(Figure scripts)
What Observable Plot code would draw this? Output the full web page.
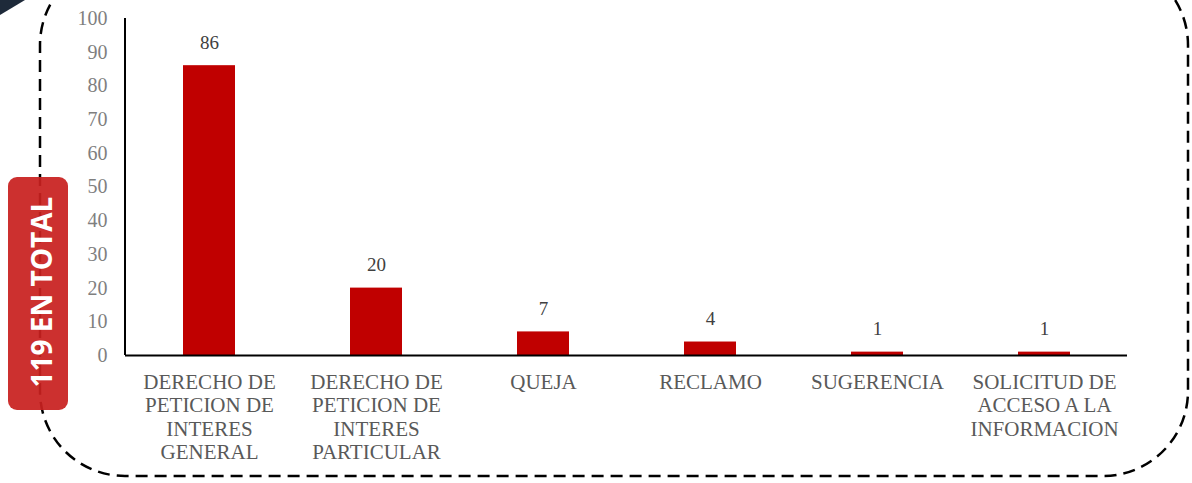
<!DOCTYPE html>
<html>
<head>
<meta charset="utf-8">
<script src="https://cdn.jsdelivr.net/npm/d3@7"></script>
<script src="https://cdn.jsdelivr.net/npm/@observablehq/plot@0.6"></script>
<style>
  html, body { margin: 0; padding: 0; background: #fff; }
  #chart { position: relative; width: 1192px; height: 483px; overflow: hidden; }
</style>
</head>
<body>
<div id="chart"></div>
<script>
const categories = [
  "DERECHO DE\nPETICION DE\nINTERES\nGENERAL",
  "DERECHO DE\nPETICION DE\nINTERES\nPARTICULAR",
  "QUEJA",
  "RECLAMO",
  "SUGERENCIA",
  "SOLICITUD DE\nACCESO A LA\nINFORMACION"
];
const values = [86, 20, 7, 4, 1, 1];
const yTicks = [0, 10, 20, 30, 40, 50, 60, 70, 80, 90, 100];
const totalLabel = "119 EN TOTAL";

const data = categories.map((c, i) => ({cat: c, val: values[i]}));

const plot = Plot.plot({
  width: 1192,
  height: 483,
  marginLeft: 125,
  marginRight: 65,
  marginTop: 18,
  marginBottom: 128,
  style: {fontFamily: "'Liberation Serif', serif", background: "transparent", overflow: "visible"},
  x: {domain: categories, paddingInner: 0.69, paddingOuter: 0.345, label: null},
  y: {domain: [0, 100], label: null},
  marks: [
    Plot.barY(data, {x: "cat", y: "val", fill: "#C00000"}),
    Plot.text(data, {x: "cat", y: "val", text: d => String(d.val), dy: -23, fill: "#404040", fontSize: 19}),
    Plot.ruleY([0], {stroke: "#000", strokeWidth: 2}),
    Plot.axisY({ticks: yTicks, tickSize: 0, tickPadding: 18, fontSize: 20, fill: "#7f7f7f", label: null}),
    Plot.axisX({tickSize: 0, tickPadding: 17, fontSize: 21, lineHeight: 1.11, fill: "#595959", label: null})
  ]
});

const svg = d3.select(plot);
// vertical axis line
const ys = plot.scale("y");
const x0 = 125;
svg.insert("line", ":first-child")
  .attr("x1", x0).attr("x2", x0)
  .attr("y1", ys.apply(100)).attr("y2", ys.apply(0))
  .attr("stroke", "#000").attr("stroke-width", 2);

// decorations (behind chart)
const deco = svg.insert("g", ":first-child");
deco.append("polygon")
  .attr("points", "0,0 25,0 0,15")
  .attr("fill", "#1e2a3a");
deco.append("rect")
  .attr("x", 40).attr("y", -40).attr("width", 1148).attr("height", 516)
  .attr("rx", 85).attr("ry", 85)
  .attr("fill", "none").attr("stroke", "#000")
  .attr("stroke-width", 2.5).attr("stroke-dasharray", "12 7");

// badge
const badge = svg.append("g");
badge.append("rect")
  .attr("x", 8).attr("y", 177).attr("width", 60).attr("height", 233)
  .attr("rx", 9).attr("ry", 9)
  .attr("fill", "#C8201F").attr("fill-opacity", 0.93);
badge.append("text")
  .attr("transform", "translate(41,292) rotate(-90)")
  .attr("text-anchor", "middle")
  .attr("dominant-baseline", "central")
  .attr("fill", "#fff")
  .attr("font-family", "'Open Sans', sans-serif")
  .attr("font-weight", "bold")
  .attr("font-size", 28)
  .text(totalLabel);

document.getElementById("chart").appendChild(plot);
</script>
</body>
</html>
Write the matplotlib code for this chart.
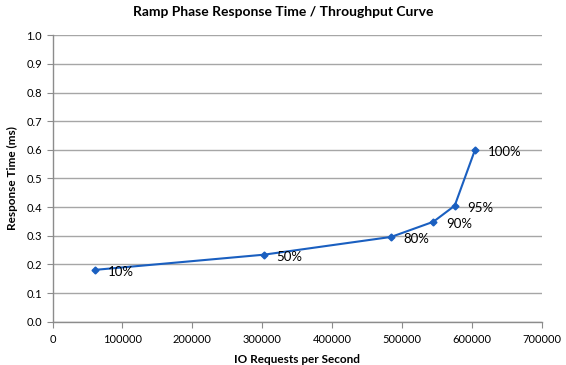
import matplotlib
matplotlib.use("Agg")
import matplotlib.pyplot as plt
from matplotlib.ticker import MultipleLocator, FormatStrFormatter

iops = [61000, 302500, 484600, 545000, 575500, 604700]
resp_ms = [0.181, 0.234, 0.296, 0.349, 0.405, 0.601]
labels = ["10%", "50%", "80%", "90%", "95%", "100%"]

plt.rcParams['font.family'] = ['Lato', 'DejaVu Sans']

fig = plt.figure(figsize=(5.66, 3.65), dpi=100)
ax = fig.add_axes([52.5/566, (365-321.7)/365, (541.7-52.5)/566, (321.7-35.3)/365])

ax.plot(iops, resp_ms, color='#1a5fc0', lw=1.5, marker='D', ms=3.5, zorder=3)
for x, y, t in zip(iops, resp_ms, labels):
    ax.annotate(t, (x, y), xytext=(9, -1.5), textcoords='offset points',
                ha='left', va='center', fontsize=9.5, color='black')

ax.set_xlim(0, 700000)
ax.set_ylim(0, 1.0)
ax.xaxis.set_major_locator(MultipleLocator(100000))
ax.yaxis.set_major_locator(MultipleLocator(0.1))
ax.yaxis.set_major_formatter(FormatStrFormatter('%.1f'))
ax.grid(axis='y', color='#a6a6a6', lw=1.0)
ax.set_axisbelow(True)
for s in ['top', 'right']:
    ax.spines[s].set_visible(False)
for s in ['left', 'bottom']:
    ax.spines[s].set_color('#8c8c8c')
    ax.spines[s].set_linewidth(1.0)
ax.tick_params(axis='both', colors='#8c8c8c', length=4, labelsize=8, labelcolor='black')
ax.tick_params(axis='x', pad=5)

ax.set_xlabel('IO Requests per Second', fontsize=8.5, fontweight='bold', labelpad=6)
ax.set_ylabel('Response Time (ms)', fontsize=8.5, fontweight='bold', labelpad=6)
fig.text(0.5, 1 - 12/365, 'Ramp Phase Response Time / Throughput Curve',
         ha='center', va='center', fontsize=10, fontweight='bold')

fig.savefig('out.png', dpi=100)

YOUR GOAL:
Reproduce the data word for word, excluding its pictures.

EXERCISE RESULT:
What Observable Plot code would draw this? Output the full web page.
<!DOCTYPE html>
<html>
<head>
<meta charset="utf-8">
<script src="https://cdn.jsdelivr.net/npm/d3@7"></script>
<script src="https://cdn.jsdelivr.net/npm/@observablehq/plot@0.6"></script>
<style>
  html, body { margin: 0; padding: 0; background: #fff; }
  #chart { position: relative; width: 1192px; height: 483px; overflow: hidden; }
</style>
</head>
<body>
<div id="chart"></div>
<script>
const categories = [
  "DERECHO DE\nPETICION DE\nINTERES\nGENERAL",
  "DERECHO DE\nPETICION DE\nINTERES\nPARTICULAR",
  "QUEJA",
  "RECLAMO",
  "SUGERENCIA",
  "SOLICITUD DE\nACCESO A LA\nINFORMACION"
];
const values = [86, 20, 7, 4, 1, 1];
const yTicks = [0, 10, 20, 30, 40, 50, 60, 70, 80, 90, 100];
const totalLabel = "119 EN TOTAL";

const data = categories.map((c, i) => ({cat: c, val: values[i]}));

const plot = Plot.plot({
  width: 1192,
  height: 483,
  marginLeft: 125,
  marginRight: 65,
  marginTop: 18,
  marginBottom: 128,
  style: {fontFamily: "'Liberation Serif', serif", background: "transparent", overflow: "visible"},
  x: {domain: categories, paddingInner: 0.69, paddingOuter: 0.345, label: null},
  y: {domain: [0, 100], label: null},
  marks: [
    Plot.barY(data, {x: "cat", y: "val", fill: "#C00000"}),
    Plot.text(data, {x: "cat", y: "val", text: d => String(d.val), dy: -23, fill: "#404040", fontSize: 19}),
    Plot.ruleY([0], {stroke: "#000", strokeWidth: 2}),
    Plot.axisY({ticks: yTicks, tickSize: 0, tickPadding: 18, fontSize: 20, fill: "#7f7f7f", label: null}),
    Plot.axisX({tickSize: 0, tickPadding: 17, fontSize: 21, lineHeight: 1.11, fill: "#595959", label: null})
  ]
});

const svg = d3.select(plot);
// vertical axis line
const ys = plot.scale("y");
const x0 = 125;
svg.insert("line", ":first-child")
  .attr("x1", x0).attr("x2", x0)
  .attr("y1", ys.apply(100)).attr("y2", ys.apply(0))
  .attr("stroke", "#000").attr("stroke-width", 2);

// decorations (behind chart)
const deco = svg.insert("g", ":first-child");
deco.append("polygon")
  .attr("points", "0,0 25,0 0,15")
  .attr("fill", "#1e2a3a");
deco.append("rect")
  .attr("x", 40).attr("y", -40).attr("width", 1148).attr("height", 516)
  .attr("rx", 85).attr("ry", 85)
  .attr("fill", "none").attr("stroke", "#000")
  .attr("stroke-width", 2.5).attr("stroke-dasharray", "12 7");

// badge
const badge = svg.append("g");
badge.append("rect")
  .attr("x", 8).attr("y", 177).attr("width", 60).attr("height", 233)
  .attr("rx", 9).attr("ry", 9)
  .attr("fill", "#C8201F").attr("fill-opacity", 0.93);
badge.append("text")
  .attr("transform", "translate(41,292) rotate(-90)")
  .attr("text-anchor", "middle")
  .attr("dominant-baseline", "central")
  .attr("fill", "#fff")
  .attr("font-family", "'Open Sans', sans-serif")
  .attr("font-weight", "bold")
  .attr("font-size", 28)
  .text(totalLabel);

document.getElementById("chart").appendChild(plot);
</script>
</body>
</html>
Write the matplotlib code for this chart.
import matplotlib
matplotlib.use("Agg")
import matplotlib.pyplot as plt
from matplotlib.ticker import MultipleLocator, FormatStrFormatter

iops = [61000, 302500, 484600, 545000, 575500, 604700]
resp_ms = [0.181, 0.234, 0.296, 0.349, 0.405, 0.601]
labels = ["10%", "50%", "80%", "90%", "95%", "100%"]

plt.rcParams['font.family'] = ['Lato', 'DejaVu Sans']

fig = plt.figure(figsize=(5.66, 3.65), dpi=100)
ax = fig.add_axes([52.5/566, (365-321.7)/365, (541.7-52.5)/566, (321.7-35.3)/365])

ax.plot(iops, resp_ms, color='#1a5fc0', lw=1.5, marker='D', ms=3.5, zorder=3)
for x, y, t in zip(iops, resp_ms, labels):
    ax.annotate(t, (x, y), xytext=(9, -1.5), textcoords='offset points',
                ha='left', va='center', fontsize=9.5, color='black')

ax.set_xlim(0, 700000)
ax.set_ylim(0, 1.0)
ax.xaxis.set_major_locator(MultipleLocator(100000))
ax.yaxis.set_major_locator(MultipleLocator(0.1))
ax.yaxis.set_major_formatter(FormatStrFormatter('%.1f'))
ax.grid(axis='y', color='#a6a6a6', lw=1.0)
ax.set_axisbelow(True)
for s in ['top', 'right']:
    ax.spines[s].set_visible(False)
for s in ['left', 'bottom']:
    ax.spines[s].set_color('#8c8c8c')
    ax.spines[s].set_linewidth(1.0)
ax.tick_params(axis='both', colors='#8c8c8c', length=4, labelsize=8, labelcolor='black')
ax.tick_params(axis='x', pad=5)

ax.set_xlabel('IO Requests per Second', fontsize=8.5, fontweight='bold', labelpad=6)
ax.set_ylabel('Response Time (ms)', fontsize=8.5, fontweight='bold', labelpad=6)
fig.text(0.5, 1 - 12/365, 'Ramp Phase Response Time / Throughput Curve',
         ha='center', va='center', fontsize=10, fontweight='bold')

fig.savefig('out.png', dpi=100)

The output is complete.